Beaucoup de certitudes se sont effondrées. Ce n’est que le début. Un petit début, mais très encourageant. Nous avons coutume de dire que ce qui fait le plus de mal, ce n’est pas ce que l’on ignore, l’incertain, l’inconnu, non, c’est ce que l’on croit savoir, ce dont on est sûr… et qui se révèle faux. Voilà ce qui est le plus coûteux. Et c’est pourquoi nous stigmatisons sans relâche le mensonge des Pouvoirs : ils créent des certitudes qui se révèlent fausses.
La crise, ce retour à une prospérité auto entretenue, a une fonction de révélation, une fonction de prise de conscience.

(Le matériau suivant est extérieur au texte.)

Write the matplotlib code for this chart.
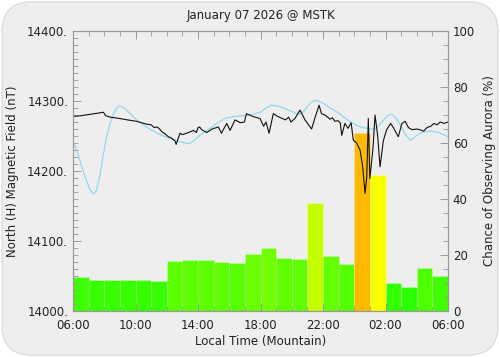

Elle nous a révélé que la certitude que les produits structurés, monstres de la finance, ces fameux subprimes hypothécaires, étaient triple-A, money-like, comme leurs promoteurs le croyaient et le faisaient croire, était une erreur. Voilà une certitude qui s’est effondrée. La loi de la gravitation a fait, là, un retour terrible.
Elle nous a révélé que la certitude de Bernanke que l’on pouvait toujours relancer une économie grâce à des hélicoptères remplis de dollars était une illusion. Une illusion fruit de son exégèse myope des travaux sur la crise de 29.
On n’a toujours pas retrouvé le niveau de vie de 2008. Le chômage apparent est insupportable. Le sous-emploi réel est dramatique.
Elle nous a révélé que les dettes souveraines étaient des dettes comme les autres et qu’elles valaient ce que valait la solvabilité des émetteurs. Un pan entier de la construction keynésienne s’est effondré. Affolant pour les gouvernements, triste pour les banquiers prêteurs, catastrophique pour les peuples.
Elle nous a révélé que les gouvernements ne peuvent pas tout : qu’il y a des limites à leurs manipulations, qu’il y a des limites à la dette, qu’il y a des limites à la taxation, des limites à la cohésion sociale.
En ce début d’année 2012, nous attaquons notre grand mythe, d’autres grands paradigmes fondamentaux.
Le mythe fondateur du système est celui qui fait du dollar la pierre angulaire. Le mythe qui fait du dollar un refuge, celui qui assure que les Etats-Unis sont exonérés de la loi de la gravitation, celui qui prétend qu’ils ne peuvent pas faire faillite et qu’ils seront toujours solvables.
Nous sommes sur ce chemin, sur cette voie, mais attention, nous ne sommes pas encore sur l’autoroute de la destruction, loin de là. Le chemin sera long, avec des pauses, des accélérations, des retours en arrière, des pièges. Le processus qui est en cours est un peu comme une respiration, on inhale quelquefois, on exhale quelquefois, mais un jour ou l’autre, on cesse de respirer. En matière économique, sociale et humaine, rien n’est linéaire. Au mieux, il y a des rythmes, des alternances, des cycles ; au pire et le plus souvent, il y a le chaos du hasard.
L’euro-zone est un poste avancé, une sorte de ligne Maginot, qui protège l’Angleterre d’abord et les Etats-Unis ensuite. Quand les Barbares, la meute, les Wolf Packs, seront aux portes de la citadelle anglo-saxonne, les choses iront vite. Voilà au moins une certitude. Pourquoi ? Parce que tout y est faux, tout est construit sur du sable, passez-nous l’expression et sa vulgarité, tout est bidon.
Une crise, c’est toujours une rupture, et quand les certitudes sont fondées sur des mensonges, les ruptures sont brutales. En tout ou rien.
Et ce qui a été, ce qui aura été longtemps différé se produira : le colossal rééquilibrage entre la masse de promesses et la masse de biens et de services disponibles pour les honorer. Il suffira que l’équilibre se modifie à la marge pour que le phénomène s’enclenche.
Et alors la mécanique sera lancée. A moins de supposer qu’il n’y aura jamais de retour à la prospérité, le basculement interviendra ; il sera d’autant plus rapide, imprévisible et de plus grande ampleur, que les fictions et les mensonges auront été maintenus plus longtemps.